ALEXANDROVA Lyudmila 
Amid the southeastern Ukraine havoc, the economic situation in the troubled country has paled into insignificance

MOSCOW, July 10. /ITAR-TASS/. Amid the southeastern Ukraine havoc, the economic situation in the troubled country has paled into insignificance. Meanwhile, Kiev will have to restore the economy from the ashes while financial aid from the International Monetary Fund (IMF) and other Western financial institutions is not to save Ukraine from default, experts say.
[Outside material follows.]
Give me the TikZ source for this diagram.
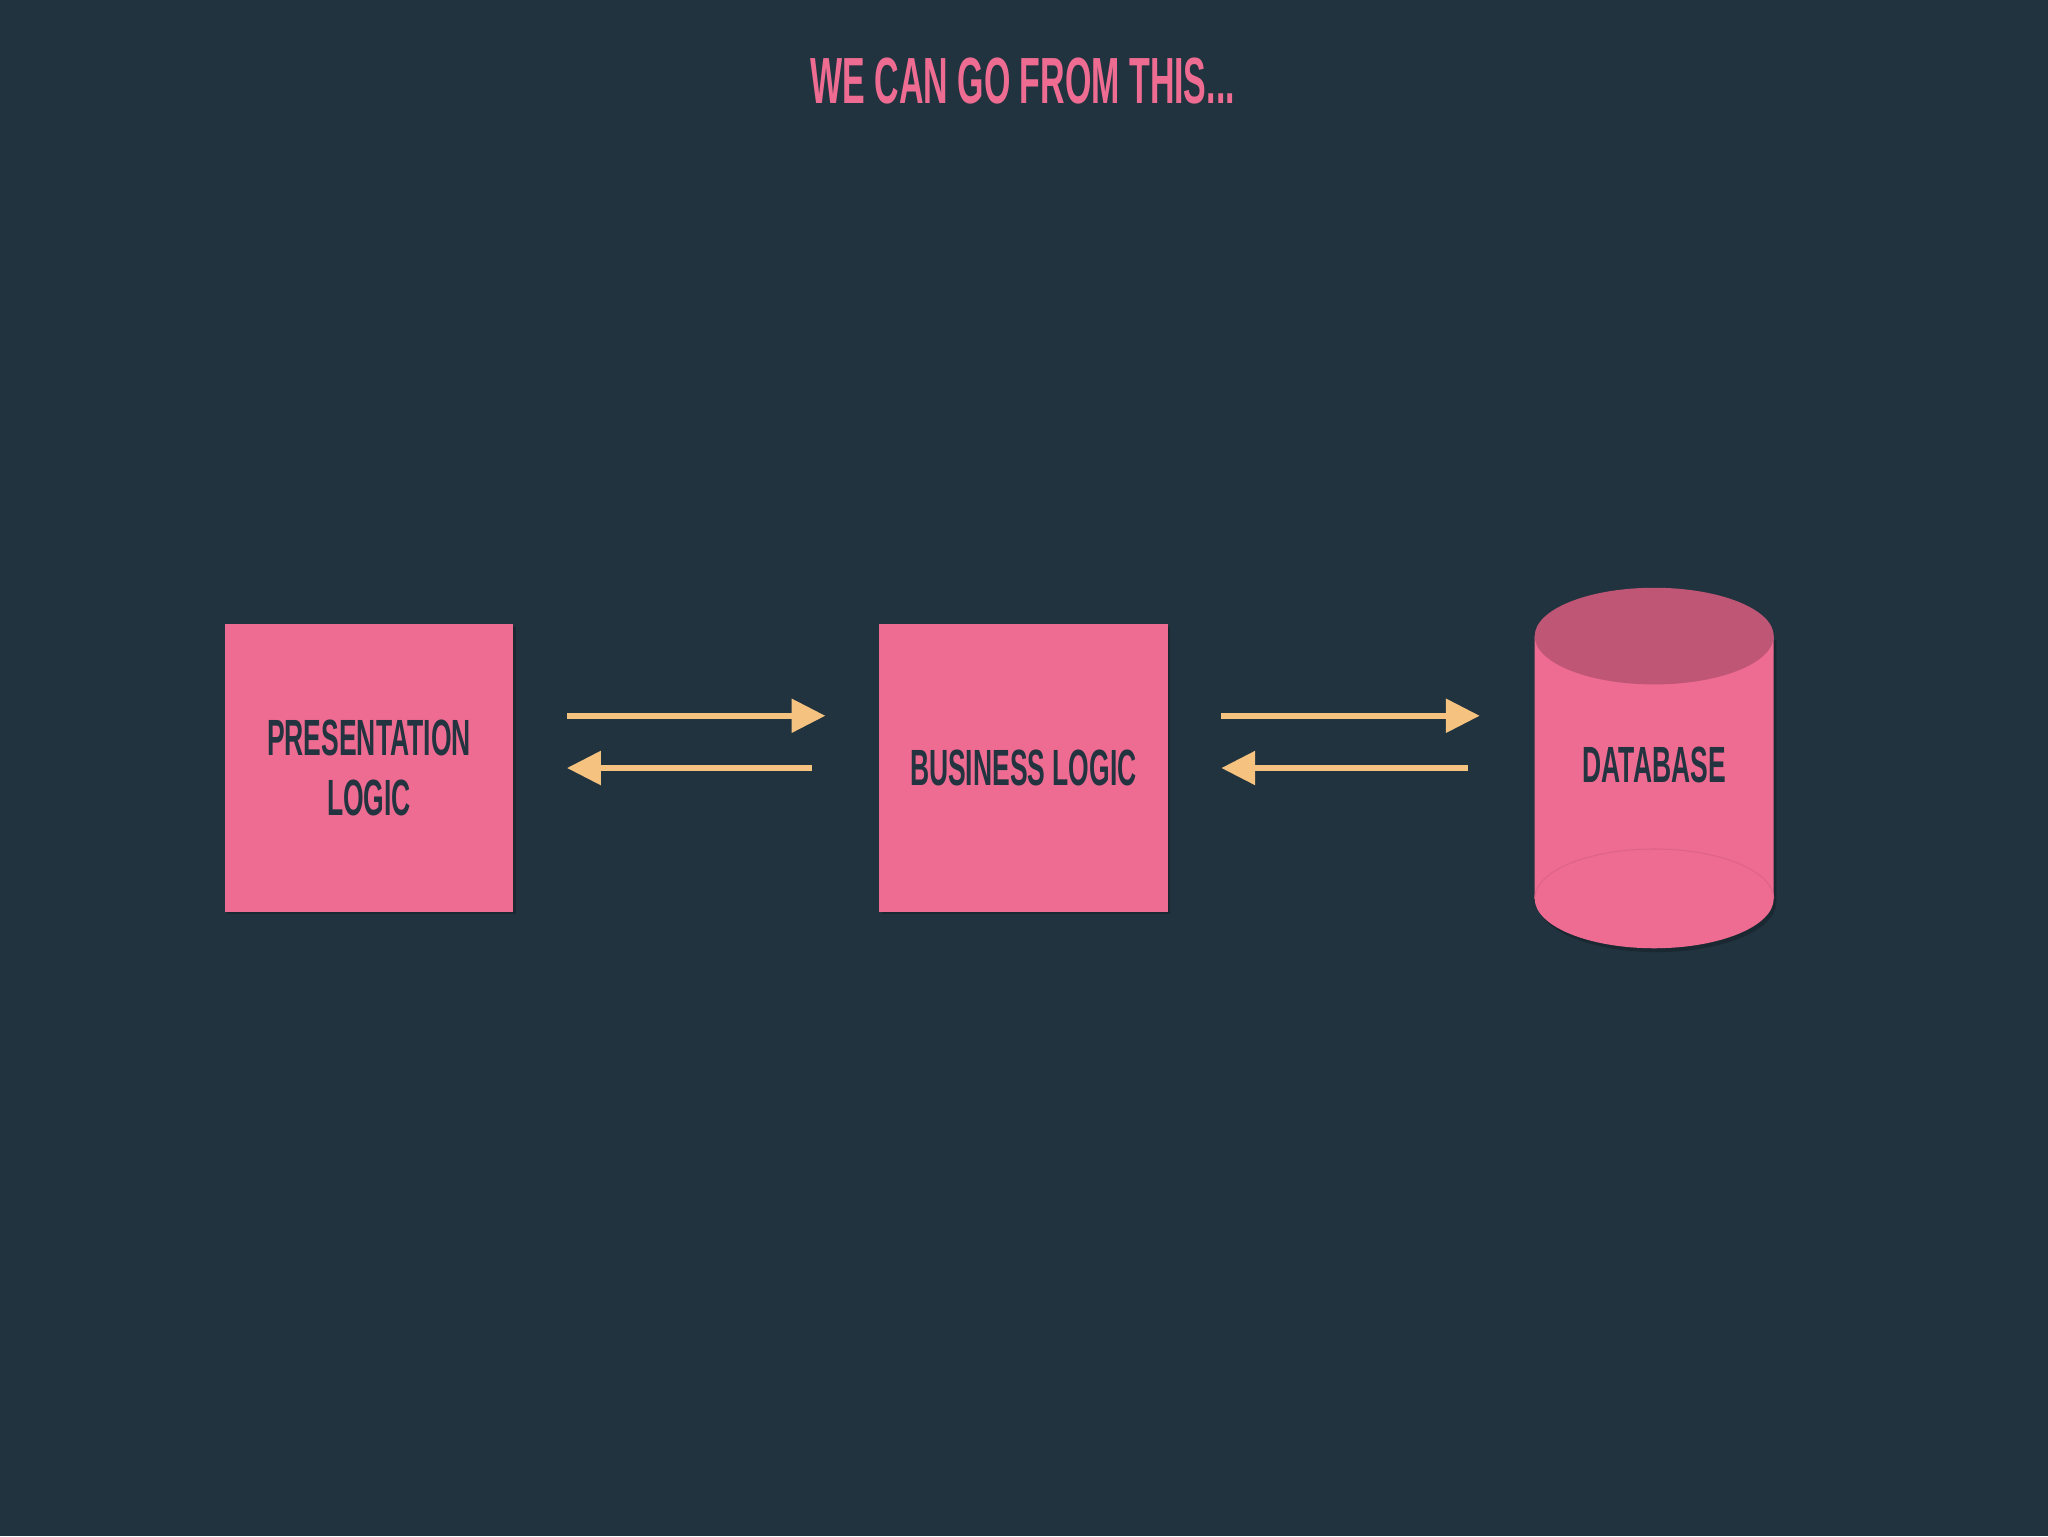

The European Union and Kiev have agreed to work out a growth and recovery plan for 2014-2016 but the meeting of donors in Brussels did not specify the volumes of additional aid for Ukraine. The latter seeks to get the necessary funds in the IMF and the EU but aid is conditional on implementation of numerous requirements, which experts believe will push the Ukrainian economy to a collapse.

The measures on the table are to increase the age for pension eligibility, abolish the right to early retirement reduce pensions for employed pensioners, introduce pension age for serving officers at 60 years, hike coal price 50% for municipal companies and twice for private consumers, increase electricity tariff 40% and gasoline excise by 60 euro, cancel preferences and raise transport taxes 50%

“The IMF has already allotted Ukraine a tranche, which seems strange,” Deputy Dean of the Faculty of World Economy and International Affairs at the Higher School of Economics Andrei Suzdaltsev told ITAR-TASS. “The country is going through a civil war, while providing aid to a country amid political instability contravenes the IMF charter.”

Ukraine had already received about $7.5 billion from the IMF, US and EU, and a second tranche was highly important for the country, the expert said. But even this money will not suffice to prevent a default, Suzdaltsev believes.

“Default is inevitably approaching, it can happen in September or October, even if Ukraine fails to pay for the Russian gas like now,” he said.

Meanwhile, the IMF preconditions for lending will be unbearable for Ukraine, experts say.